Wednesday Weed – Sun Spurge

Every Wednesday, I hope to find a new ‘weed’ to investigate. My only criterion will be that I will not have deliberately planted the subject of our inquiry. Who knows what we will find…..

Sun Spurge (Euphorbia helioscopia)

Sun Spurge (Euphorbia helioscopia)

It was a very short walk to find the Wednesday Weed this week – I noticed this plant one hundred metres from my front door. It’s called Sun Spurge, and I recognised it from when I was a little girl, and used to break the stems so that I could squeeze out the latex-like sap. What a little horror I was! The sap can cause dermatitis, or even temporary blindness if you get it in your eye, but there was something about the thick white liquid that made me respectful of it, even as a child. Children seem to have a better instinct for what is safe and what is dangerous in the natural world than we sometimes give them credit for.

Sunspurge and Feverfew 001Euphorbias are an interesting family, with many cultivated species – their flowers are often green, and so they have an alien, exotic appearance. Sun Spurge is an annual plant of poor, disturbed soil, and once I’d noticed this one, I saw little versions of the plant all the way along the road, but only on the south side – it seems to have a strong preference for hot, dry conditions, hence its common name.

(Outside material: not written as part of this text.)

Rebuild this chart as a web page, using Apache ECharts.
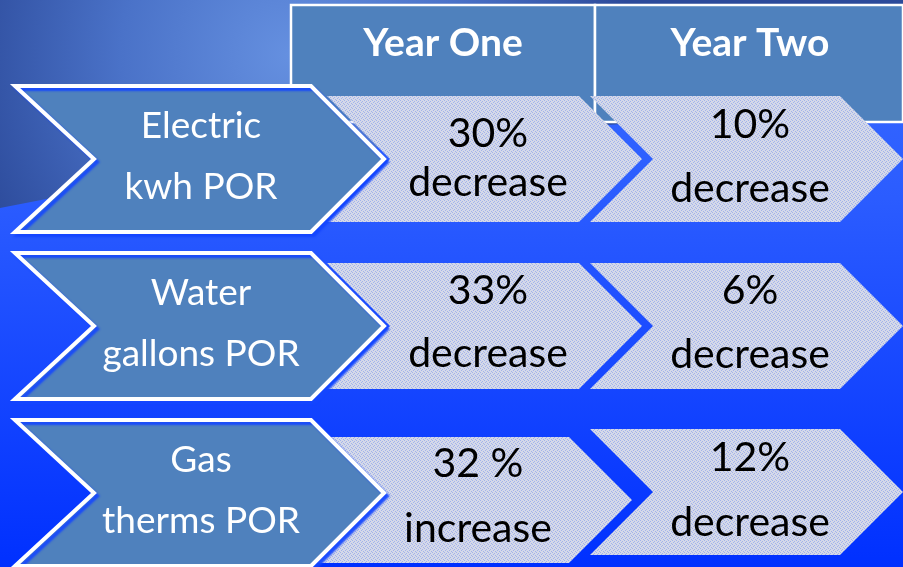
<!DOCTYPE html>
<html>
<head>
<meta charset="utf-8">
<script src="https://cdn.jsdelivr.net/npm/echarts@6/dist/echarts.min.js"></script>
<style>
  html, body { margin: 0; padding: 0; }
  #chart { width: 903px; height: 567px; }
</style>
</head>
<body>
<div id="chart"></div>
<script>
// table content
const rows = ['Electric\nkwh POR', 'Water\ngallons POR', 'Gas\ntherms POR'];
const columns = ['Year One', 'Year Two'];
const yearOne = ['30%\ndecrease', '33%\ndecrease', '32 %\nincrease'];
const yearTwo = ['10%\ndecrease', '6%\ndecrease', '12%\ndecrease'];

const FONT = 'Lato, "Liberation Sans", sans-serif';

// layout (axis units = px, x axis runs 0..903)
const headerCols = [[291, 595], [595, 903]];
const labelShape = { left: 15, right: 311, tip: 384, notch: 94, half: 73, textX: 201, textDy: -2.5 };
const cellShape = [
  { left: 327, right: 579, tip: 642, half: 63, textX: 488, dx: [0, 0, -10], dy: [0, 0, 7],
    lh: [49, 63, 65], textDy: [-0.5, -3.5, -3.5] },
  { left: 590, right: 840, tip: 903, half: 63, textX: 750, dx: [0, 0, 0], dy: [0, 0, -1],
    lh: [64, 64, 65], textDy: [-2, -3.5, -1.5] }
];

// dotted texture for the value chevrons
const tex = document.createElement('canvas');
tex.width = 4; tex.height = 4;
const tc = tex.getContext('2d');
tc.fillStyle = '#d5d9e8'; tc.fillRect(0, 0, 4, 4);
tc.fillStyle = '#a2b2ec';
[[0, 0], [2, 1], [1, 2], [3, 3]].forEach(p => tc.fillRect(p[0], p[1], 1, 1));
const texFill = { image: tex, repeat: 'repeat' };

// upper darker band of the slide background, curved lower edge
const topBand = [[0, 0], [903, 0]];
for (let k = 0; k <= 20; k++) {
  const t = k / 20;
  const px = (1 - t) * (1 - t) * 903 + 2 * t * (1 - t) * 450;
  const py = (1 - t) * (1 - t) * 112 + 2 * t * (1 - t) * 118 + t * t * 208;
  topBand.push([px, py]);
}

function chevron(l, r, tip, notch, top, bot) {
  const mid = (top + bot) / 2;
  return [[l, top], [r, top], [tip, mid], [r, bot], [l, bot], [notch, mid]];
}

function renderHeader(params, api) {
  const c = api.value(0);
  const x0 = api.coord([headerCols[c][0], 0])[0];
  const x1 = api.coord([headerCols[c][1], 0])[0];
  return {
    type: 'group',
    children: [
      { type: 'rect', shape: { x: x0, y: 5, width: x1 - x0, height: 117 },
        style: { fill: '#4f81bd', stroke: '#fff', lineWidth: 2.5 } },
      { type: 'text', style: { text: columns[c], x: (x0 + x1) / 2 + (c === 0 ? 0 : 1), y: 43,
        fill: '#fff', fontFamily: FONT, fontWeight: 'bold', fontSize: 39,
        align: 'center', verticalAlign: 'middle' } }
    ]
  };
}

function renderCell(col, texts) {
  const s = cellShape[col];
  return function (params, api) {
    const i = api.value(1);
    const cy = api.coord([0, i])[1] + s.dy[i];
    const x = v => api.coord([v + s.dx[i], i])[0];
    const depth = s.tip - s.right;
    return {
      type: 'group',
      children: [
        { type: 'polygon',
          shape: { points: chevron(x(s.left), x(s.right), x(s.tip), x(s.left + depth), cy - s.half, cy + s.half) },
          style: { fill: texFill } },
        { type: 'text', style: { text: texts[i], x: x(s.textX), y: cy + s.textDy[i],
          fill: '#000', fontFamily: FONT, fontSize: 41, lineHeight: s.lh[i],
          align: 'center', verticalAlign: 'middle' } }
      ]
    };
  };
}

function renderLabel(params, api) {
  const i = api.value(1);
  const cy = api.coord([0, i])[1];
  const x = v => api.coord([v, i])[0];
  const s = labelShape;
  return {
    type: 'group',
    children: [
      { type: 'polygon',
        shape: { points: chevron(x(s.left), x(s.right), x(s.tip), x(s.notch), cy - s.half, cy + s.half) },
        style: { fill: '#4f81bd', stroke: '#fff', lineWidth: 4, lineJoin: 'miter',
          shadowColor: 'rgba(20,70,255,0.9)', shadowBlur: 2, shadowOffsetX: 3, shadowOffsetY: 3 } },
      { type: 'text', style: { text: rows[i], x: x(s.textX), y: cy + s.textDy,
        fill: '#fff', fontFamily: FONT, fontSize: 37, lineHeight: 61,
        align: 'center', verticalAlign: 'middle' } }
    ]
  };
}

const chart = echarts.init(document.getElementById('chart'));
chart.setOption({
  animation: false,
  backgroundColor: '#0033ff',
  graphic: [
    { type: 'rect', z: 0, silent: true, shape: { x: 0, y: 0, width: 903, height: 567 },
      style: { fill: {
        type: 'linear', x: 0, y: 0, x2: 0, y2: 1,
        colorStops: [{ offset: 0, color: '#3a6cff' }, { offset: 0.35, color: '#2b5cff' }, { offset: 1, color: '#0030ff' }]
      } } },
    { type: 'polygon', z: 0, silent: true,
      shape: { points: topBand },
      style: { fill: {
        type: 'radial', x: 290, y: 55, r: 340, global: true,
        colorStops: [{ offset: 0, color: '#6590e0' }, { offset: 0.5, color: '#4a72c8' }, { offset: 1, color: '#2c4a9a' }]
      } } }
  ],
  // row centres sit at y = 159, 326, 493
  grid: { left: 0, top: 159, width: 903, height: 334 },
  xAxis: { type: 'value', min: 0, max: 903, show: false },
  yAxis: { type: 'category', data: rows, inverse: true, boundaryGap: false, show: false },
  series: [
    { type: 'custom', z: 2, renderItem: renderHeader, data: columns.map((c, j) => [j, 0]), clip: false },
    { type: 'custom', z: 3, renderItem: renderCell(1, yearTwo), data: yearTwo.map((v, i) => [0, i]), clip: false },
    { type: 'custom', z: 4, renderItem: renderCell(0, yearOne), data: yearOne.map((v, i) => [0, i]), clip: false },
    { type: 'custom', z: 5, renderItem: renderLabel, data: rows.map((v, i) => [0, i]), clip: false }
  ]
});
</script>
</body>
</html>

Back to the sap. Many people swear that it will cure warts, but it has been used for other, more private reasons. In Plants Britannica, Richard Mabey mentions that Manx fisherman applied the sap as an aphrodisiac, and that its name in Wiltshire was ‘Saturday Night’s Pepper’. My mind is fairly boggled at how this property of the plant was discovered, and the extent to which this playing around with  toxic substances must have led to disaster. There must have been some unfortunate accidents, as Mabey mentions that sour milk could be used as a cure in the event of overuse.

All I can say is, don’t try this at home.